Exercise directions: Check each line of the records for "diagram"; collect those that have it.

[Records from a dataset]
···
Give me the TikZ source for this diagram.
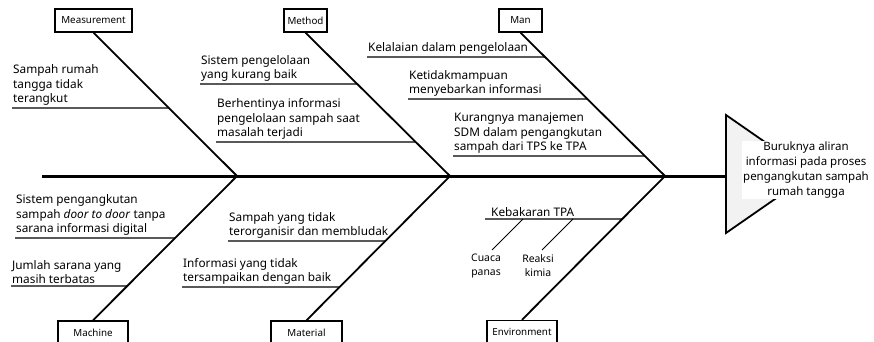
\documentclass[tikz,border=0pt]{standalone}
\usepackage{fontspec}
\setmainfont{Noto Sans}

\begin{document}
\begin{tikzpicture}[x=1pt,y=-1pt,
  catBox/.style={draw,line width=1.4pt,minimum height=23pt,inner sep=0pt,font=\fontsize{9.8}{11}\selectfont},
  causeText/.style={anchor=south west,align=left,inner xsep=1pt,inner ysep=2pt,font=\fontsize{11.8}{14.5}\selectfont},
  bone/.style={line width=1.8pt},
  twig/.style={line width=1.2pt}]
\useasboundingbox (0,0) rectangle (874,341);
% head of the fish
\coordinate (headTop) at (726,115);
\coordinate (headBot) at (726,233);
\coordinate (headTip) at (811,174);
\draw[line width=1.8pt,fill=black!5] (headTop) -- (headTip) -- (headBot) -- cycle;
\node[fill=white,align=center,inner sep=1pt,font=\fontsize{11.5}{15}\selectfont] (effect) at (806,170) {Buruknya aliran\\informasi pada proses\\pengangkutan sampah\\rumah tangga};
% spine
\coordinate (tail) at (42,176);
\coordinate (neck) at (726,176);
\coordinate (jA) at (237,176);
\coordinate (jB) at (450,176);
\coordinate (jC) at (665,176);
\draw[line width=3pt] (tail) -- (neck);
% categories
\node[catBox,minimum width=77pt] (measurement) at (93.5,20.5) {Measurement};
\node[catBox,minimum width=43pt] (method) at (305.5,20.5) {Method};
\node[catBox,minimum width=43pt] (man) at (520.5,20.5) {Man};
\node[catBox,minimum width=70pt] (machine) at (93,332.5) {Machine};
\node[catBox,minimum width=71pt] (material) at (306.5,332.5) {Material};
\node[catBox,minimum width=70pt] (environment) at (522,332) {Environment};
\draw[bone] (measurement.south) -- (jA);
\draw[bone] (method.south) -- (jB);
\draw[bone] (man.south) -- (jC);
\draw[bone] (machine.north) -- (jA);
\draw[bone] (material.north) -- (jB);
\draw[bone] (environment.north) -- (jC);
% measurement
\node[causeText] (measA) at (12,108) {Sampah rumah\\tangga tidak\\terangkut};
\draw[twig] (measA.south west) -- (intersection of measA.south west--measA.south east and measurement.south--jA);
% method
\node[causeText] (methA) at (200,84) {Sistem pengelolaan\\yang kurang baik};
\node[causeText] (methB) at (216,142) {Berhentinya informasi\\pengelolaan sampah saat\\masalah terjadi};
\draw[twig] (methA.south west) -- (intersection of methA.south west--methA.south east and method.south--jB);
\draw[twig] (methB.south west) -- (intersection of methB.south west--methB.south east and method.south--jB);
% man
\node[causeText] (manA) at (367,57) {Kelalaian dalam pengelolaan};
\node[causeText] (manB) at (408,99) {Ketidakmampuan\\menyebarkan informasi};
\node[causeText] (manC) at (453,156) {Kurangnya manajemen\\SDM dalam pengangkutan\\sampah dari TPS ke TPA};
\draw[twig] (manA.south west) -- (intersection of manA.south west--manA.south east and man.south--jC);
\draw[twig] (manB.south west) -- (intersection of manB.south west--manB.south east and man.south--jC);
\draw[twig] (manC.south west) -- (intersection of manC.south west--manC.south east and man.south--jC);
% machine
\node[causeText] (machA) at (15,238) {Sistem pengangkutan\\sampah \textit{door to door} tanpa\\sarana informasi digital};
\node[causeText] (machB) at (11,286) {Jumlah sarana yang\\masih terbatas};
\draw[twig] (machA.south west) -- (intersection of machA.south west--machA.south east and machine.north--jA);
\draw[twig] (machB.south west) -- (intersection of machB.south west--machB.south east and machine.north--jA);
% material
\node[causeText] (matA) at (228,241) {Sampah yang tidak\\terorganisir dan membludak};
\node[causeText] (matB) at (182,287) {Informasi yang tidak\\tersampaikan dengan baik};
\draw[twig] (matA.south west) -- (intersection of matA.south west--matA.south east and material.north--jB);
\draw[twig] (matB.south west) -- (intersection of matB.south west--matB.south east and material.north--jB);
% environment
\node[causeText,inner xsep=6pt] (envA) at (485,219) {Kebakaran TPA};
\draw[twig] (envA.south west) -- (intersection of envA.south west--envA.south east and environment.north--jC);
\node[align=center,font=\fontsize{10.4}{14}\selectfont] (cuaca) at (486,266) {Cuaca\\panas};
\node[align=center,font=\fontsize{10.4}{14}\selectfont] (reaksi) at (538,266) {Reaksi\\kimia};
\coordinate (cuacaTop) at (523,219);
\coordinate (cuacaEnd) at (492,250);
\coordinate (reaksiTop) at (573,219);
\coordinate (reaksiEnd) at (542,250);
\draw[line width=0.9pt] (cuacaTop) -- (cuacaEnd);
\draw[line width=0.9pt] (reaksiTop) -- (reaksiEnd);
\end{tikzpicture}
\end{document}
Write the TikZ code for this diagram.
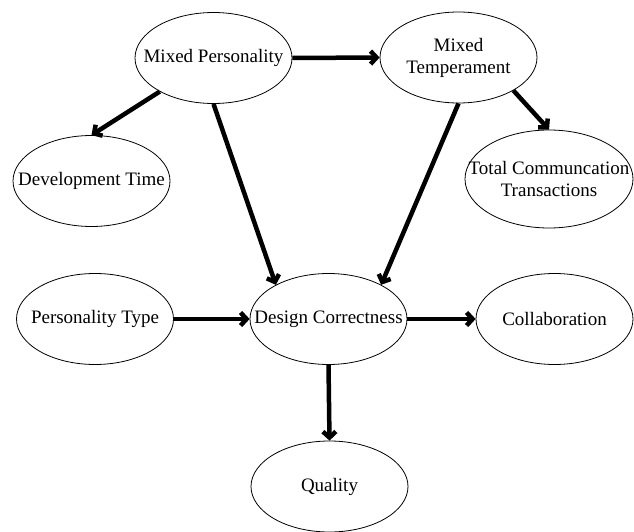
\documentclass[tikz,border=0pt]{standalone}
\usepackage{fontspec}
\setmainfont{Liberation Serif}
\usetikzlibrary{shapes.geometric,arrows.meta}
\begin{document}
\begin{tikzpicture}[x=1pt,y=-1pt,
  el/.style={ellipse,draw,line width=0.8pt,inner sep=0pt,minimum width=157pt,minimum height=91pt},
  txt/.style={align=center,inner sep=0pt,font=\fontsize{19}{22}\selectfont},
  conn/.style={line width=4.5pt,-{Straight Barb[length=6pt,width=13pt]}}]
\useasboundingbox (0,0) rectangle (634,532);
\node[el,label={[txt]center:Mixed Personality}] (mp) at (213.5,58) {};
\node[el,label={[txt]center:Mixed\\Temperament}] (mt) at (458.5,57.5) {};
\node[el,label={[txt]center:Development Time}] (dt) at (91.5,181) {};
\node[el,minimum width=168pt,minimum height=98pt,label={[txt]center:Total Communcation\\Transactions}] (tct) at (549,179) {};
\node[el,label={[txt]center:Personality Type}] (pt) at (95,319) {};
\node[el,label={[txt]center:Design Correctness}] (dc) at (328.5,319) {};
\node[el,label={[txt]center:Collaboration}] (co) at (554.5,319) {};
\node[el,label={[txt]center:Quality}] (qu) at (329.5,486.5) {};
\draw[conn] (mp.east) -- (mt.west);
\draw[conn] (mp.212.7) -- (dt.north);
\draw[conn] (mp.south) -- (dc.147);
\draw[conn] (mt.south) -- (dc.33);
\draw[conn] (mt.-31) -- (tct.north);
\draw[conn] (pt.east) -- (dc.west);
\draw[conn] (dc.east) -- (co.west);
\draw[conn] (dc.south) -- (qu.north);
\end{tikzpicture}
\end{document}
···
Response to this task:
Give me the TikZ source for this diagram.
Write the TikZ code for this diagram.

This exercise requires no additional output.